Short exercise:
Report back each line of the records that contains the string "Output".

Record set:
_ _ _ _

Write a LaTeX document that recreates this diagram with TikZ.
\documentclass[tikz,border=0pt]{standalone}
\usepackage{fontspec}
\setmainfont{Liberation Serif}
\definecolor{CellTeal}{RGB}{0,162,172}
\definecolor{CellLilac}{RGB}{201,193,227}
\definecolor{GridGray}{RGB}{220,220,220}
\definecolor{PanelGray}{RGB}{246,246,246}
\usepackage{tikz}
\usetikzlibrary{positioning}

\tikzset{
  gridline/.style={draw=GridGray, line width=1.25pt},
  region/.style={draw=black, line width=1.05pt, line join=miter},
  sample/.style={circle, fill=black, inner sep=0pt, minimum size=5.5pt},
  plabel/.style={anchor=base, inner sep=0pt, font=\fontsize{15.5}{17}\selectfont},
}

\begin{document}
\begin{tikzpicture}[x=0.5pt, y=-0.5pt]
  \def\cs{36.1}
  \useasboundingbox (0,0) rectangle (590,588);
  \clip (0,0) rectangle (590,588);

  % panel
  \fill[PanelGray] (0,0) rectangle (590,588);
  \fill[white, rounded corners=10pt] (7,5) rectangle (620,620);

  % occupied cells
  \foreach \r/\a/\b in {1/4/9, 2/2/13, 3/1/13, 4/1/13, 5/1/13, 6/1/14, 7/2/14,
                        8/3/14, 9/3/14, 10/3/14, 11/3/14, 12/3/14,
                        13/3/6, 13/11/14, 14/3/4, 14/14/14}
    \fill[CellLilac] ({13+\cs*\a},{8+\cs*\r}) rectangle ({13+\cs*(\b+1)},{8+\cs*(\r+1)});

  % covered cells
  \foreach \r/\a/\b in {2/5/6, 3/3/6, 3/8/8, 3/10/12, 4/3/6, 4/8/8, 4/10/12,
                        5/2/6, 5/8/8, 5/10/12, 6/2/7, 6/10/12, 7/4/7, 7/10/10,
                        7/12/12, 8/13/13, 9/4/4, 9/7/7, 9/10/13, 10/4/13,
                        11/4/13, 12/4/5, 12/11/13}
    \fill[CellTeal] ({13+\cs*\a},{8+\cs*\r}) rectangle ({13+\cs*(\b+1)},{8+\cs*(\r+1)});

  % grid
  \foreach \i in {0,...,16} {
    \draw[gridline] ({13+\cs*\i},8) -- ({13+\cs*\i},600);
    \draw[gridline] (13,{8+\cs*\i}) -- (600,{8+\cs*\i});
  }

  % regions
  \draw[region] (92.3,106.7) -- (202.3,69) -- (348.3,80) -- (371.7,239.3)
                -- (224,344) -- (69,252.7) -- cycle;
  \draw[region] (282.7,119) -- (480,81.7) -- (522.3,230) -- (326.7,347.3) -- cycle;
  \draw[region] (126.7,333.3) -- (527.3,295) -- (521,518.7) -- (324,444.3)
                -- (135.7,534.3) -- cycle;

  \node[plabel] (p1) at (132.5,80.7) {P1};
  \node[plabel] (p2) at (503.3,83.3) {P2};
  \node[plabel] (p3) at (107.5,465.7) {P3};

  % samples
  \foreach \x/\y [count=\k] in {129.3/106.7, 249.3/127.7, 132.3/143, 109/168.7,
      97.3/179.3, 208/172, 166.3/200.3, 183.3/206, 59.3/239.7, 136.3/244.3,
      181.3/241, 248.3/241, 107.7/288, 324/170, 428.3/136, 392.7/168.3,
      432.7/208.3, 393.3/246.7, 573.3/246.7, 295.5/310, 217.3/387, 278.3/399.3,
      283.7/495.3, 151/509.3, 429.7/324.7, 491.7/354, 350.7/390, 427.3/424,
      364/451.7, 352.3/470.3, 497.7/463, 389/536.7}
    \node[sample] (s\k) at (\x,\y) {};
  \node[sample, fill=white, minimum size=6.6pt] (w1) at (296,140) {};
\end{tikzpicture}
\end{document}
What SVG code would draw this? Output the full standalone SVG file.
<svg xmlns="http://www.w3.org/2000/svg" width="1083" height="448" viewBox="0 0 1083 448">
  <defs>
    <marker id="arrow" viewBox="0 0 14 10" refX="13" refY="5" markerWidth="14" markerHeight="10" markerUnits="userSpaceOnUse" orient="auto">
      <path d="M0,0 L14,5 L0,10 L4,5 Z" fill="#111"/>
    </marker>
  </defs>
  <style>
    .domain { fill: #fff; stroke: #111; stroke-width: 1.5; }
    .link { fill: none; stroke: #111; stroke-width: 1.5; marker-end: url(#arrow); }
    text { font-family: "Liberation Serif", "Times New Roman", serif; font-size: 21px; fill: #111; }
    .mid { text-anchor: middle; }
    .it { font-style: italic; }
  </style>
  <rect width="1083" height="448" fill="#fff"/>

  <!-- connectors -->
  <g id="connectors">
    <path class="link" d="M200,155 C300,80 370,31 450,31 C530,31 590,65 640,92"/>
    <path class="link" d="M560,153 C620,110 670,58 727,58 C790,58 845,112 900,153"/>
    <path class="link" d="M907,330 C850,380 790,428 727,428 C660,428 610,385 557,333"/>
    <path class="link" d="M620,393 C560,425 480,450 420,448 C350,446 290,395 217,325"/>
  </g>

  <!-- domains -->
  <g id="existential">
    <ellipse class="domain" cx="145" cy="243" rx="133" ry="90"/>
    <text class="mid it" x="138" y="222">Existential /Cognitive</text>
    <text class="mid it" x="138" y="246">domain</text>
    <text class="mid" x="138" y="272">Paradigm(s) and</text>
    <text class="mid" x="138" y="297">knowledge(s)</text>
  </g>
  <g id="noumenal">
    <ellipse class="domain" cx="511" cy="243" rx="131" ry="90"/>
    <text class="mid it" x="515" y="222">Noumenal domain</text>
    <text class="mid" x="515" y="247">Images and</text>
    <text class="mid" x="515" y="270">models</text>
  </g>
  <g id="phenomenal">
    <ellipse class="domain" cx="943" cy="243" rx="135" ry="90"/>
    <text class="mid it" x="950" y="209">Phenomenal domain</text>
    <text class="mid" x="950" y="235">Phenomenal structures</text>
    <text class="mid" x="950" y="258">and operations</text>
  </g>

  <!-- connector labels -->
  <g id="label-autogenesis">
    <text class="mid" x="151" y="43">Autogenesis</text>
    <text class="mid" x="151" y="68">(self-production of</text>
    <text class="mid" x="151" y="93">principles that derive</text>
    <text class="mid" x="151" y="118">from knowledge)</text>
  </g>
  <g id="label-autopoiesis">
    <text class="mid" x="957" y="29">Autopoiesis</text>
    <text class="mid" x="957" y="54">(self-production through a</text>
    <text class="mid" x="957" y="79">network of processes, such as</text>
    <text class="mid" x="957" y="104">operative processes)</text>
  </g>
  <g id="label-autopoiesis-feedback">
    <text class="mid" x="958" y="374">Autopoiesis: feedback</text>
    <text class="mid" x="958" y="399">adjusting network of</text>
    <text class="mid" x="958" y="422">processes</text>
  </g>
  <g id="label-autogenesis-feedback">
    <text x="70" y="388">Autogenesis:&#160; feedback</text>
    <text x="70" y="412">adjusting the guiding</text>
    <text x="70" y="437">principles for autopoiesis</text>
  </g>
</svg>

_ _ _ _

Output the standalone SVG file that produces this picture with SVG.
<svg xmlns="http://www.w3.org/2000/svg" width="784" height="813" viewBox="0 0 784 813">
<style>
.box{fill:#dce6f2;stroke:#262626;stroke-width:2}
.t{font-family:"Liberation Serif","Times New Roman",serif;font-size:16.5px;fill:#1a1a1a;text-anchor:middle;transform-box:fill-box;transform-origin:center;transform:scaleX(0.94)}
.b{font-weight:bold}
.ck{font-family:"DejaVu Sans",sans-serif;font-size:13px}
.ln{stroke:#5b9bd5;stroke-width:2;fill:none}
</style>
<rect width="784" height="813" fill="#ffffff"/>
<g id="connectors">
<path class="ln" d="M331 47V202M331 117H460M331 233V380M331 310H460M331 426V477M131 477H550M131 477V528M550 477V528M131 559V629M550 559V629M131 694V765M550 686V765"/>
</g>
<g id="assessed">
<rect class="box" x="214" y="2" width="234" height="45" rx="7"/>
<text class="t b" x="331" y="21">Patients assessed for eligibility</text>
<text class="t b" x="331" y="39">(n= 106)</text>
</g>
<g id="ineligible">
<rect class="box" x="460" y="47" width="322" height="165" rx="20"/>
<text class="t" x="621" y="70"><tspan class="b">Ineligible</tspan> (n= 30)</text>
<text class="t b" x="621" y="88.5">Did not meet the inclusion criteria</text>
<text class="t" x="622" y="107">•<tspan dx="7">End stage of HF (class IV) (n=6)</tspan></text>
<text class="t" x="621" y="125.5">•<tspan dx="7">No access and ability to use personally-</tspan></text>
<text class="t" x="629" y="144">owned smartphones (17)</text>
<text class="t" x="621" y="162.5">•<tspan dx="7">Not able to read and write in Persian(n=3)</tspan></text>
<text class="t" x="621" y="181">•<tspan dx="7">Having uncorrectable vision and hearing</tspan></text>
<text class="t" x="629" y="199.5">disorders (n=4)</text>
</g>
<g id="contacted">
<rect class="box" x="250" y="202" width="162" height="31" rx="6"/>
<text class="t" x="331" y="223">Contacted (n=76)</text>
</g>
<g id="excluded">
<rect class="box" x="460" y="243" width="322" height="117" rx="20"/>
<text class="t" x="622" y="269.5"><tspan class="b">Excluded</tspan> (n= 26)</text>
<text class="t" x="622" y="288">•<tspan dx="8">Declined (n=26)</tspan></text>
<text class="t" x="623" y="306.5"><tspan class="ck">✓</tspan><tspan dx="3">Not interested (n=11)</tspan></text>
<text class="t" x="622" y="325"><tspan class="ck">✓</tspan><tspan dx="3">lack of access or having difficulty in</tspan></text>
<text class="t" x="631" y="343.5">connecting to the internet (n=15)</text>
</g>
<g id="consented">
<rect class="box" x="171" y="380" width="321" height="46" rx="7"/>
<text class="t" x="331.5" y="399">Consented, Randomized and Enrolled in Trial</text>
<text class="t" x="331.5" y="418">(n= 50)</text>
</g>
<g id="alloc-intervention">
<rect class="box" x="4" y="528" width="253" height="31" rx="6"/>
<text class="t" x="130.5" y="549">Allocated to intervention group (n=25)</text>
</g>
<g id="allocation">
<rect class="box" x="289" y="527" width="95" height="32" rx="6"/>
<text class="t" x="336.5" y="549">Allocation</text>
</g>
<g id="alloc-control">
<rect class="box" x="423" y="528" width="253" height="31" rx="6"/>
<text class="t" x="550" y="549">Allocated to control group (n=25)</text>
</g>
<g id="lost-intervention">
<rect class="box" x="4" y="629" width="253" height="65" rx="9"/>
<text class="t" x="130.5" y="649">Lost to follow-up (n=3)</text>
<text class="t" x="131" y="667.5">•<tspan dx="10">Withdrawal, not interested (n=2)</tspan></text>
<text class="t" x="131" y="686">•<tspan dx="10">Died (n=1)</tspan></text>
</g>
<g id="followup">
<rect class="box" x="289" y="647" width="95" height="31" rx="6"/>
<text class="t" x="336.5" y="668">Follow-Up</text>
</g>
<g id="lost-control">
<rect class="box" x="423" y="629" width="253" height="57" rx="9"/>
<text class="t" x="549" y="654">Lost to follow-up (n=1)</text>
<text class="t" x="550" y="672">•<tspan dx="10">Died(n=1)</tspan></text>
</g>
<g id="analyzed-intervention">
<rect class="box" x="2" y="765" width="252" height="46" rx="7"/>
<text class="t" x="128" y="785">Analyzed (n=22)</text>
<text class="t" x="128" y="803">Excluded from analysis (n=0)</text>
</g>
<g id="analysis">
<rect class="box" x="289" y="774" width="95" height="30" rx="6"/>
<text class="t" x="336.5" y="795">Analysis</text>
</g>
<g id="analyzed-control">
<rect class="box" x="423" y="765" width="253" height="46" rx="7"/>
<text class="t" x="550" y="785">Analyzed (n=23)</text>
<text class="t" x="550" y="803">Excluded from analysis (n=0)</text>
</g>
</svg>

_ _ _ _

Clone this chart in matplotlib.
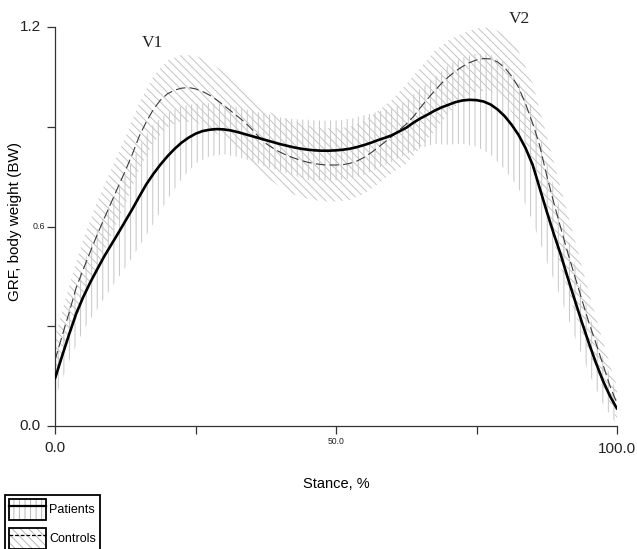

_ _ _ _

Response below:
What SVG code would draw this? Output the full standalone SVG file.
Output the standalone SVG file that produces this picture with SVG.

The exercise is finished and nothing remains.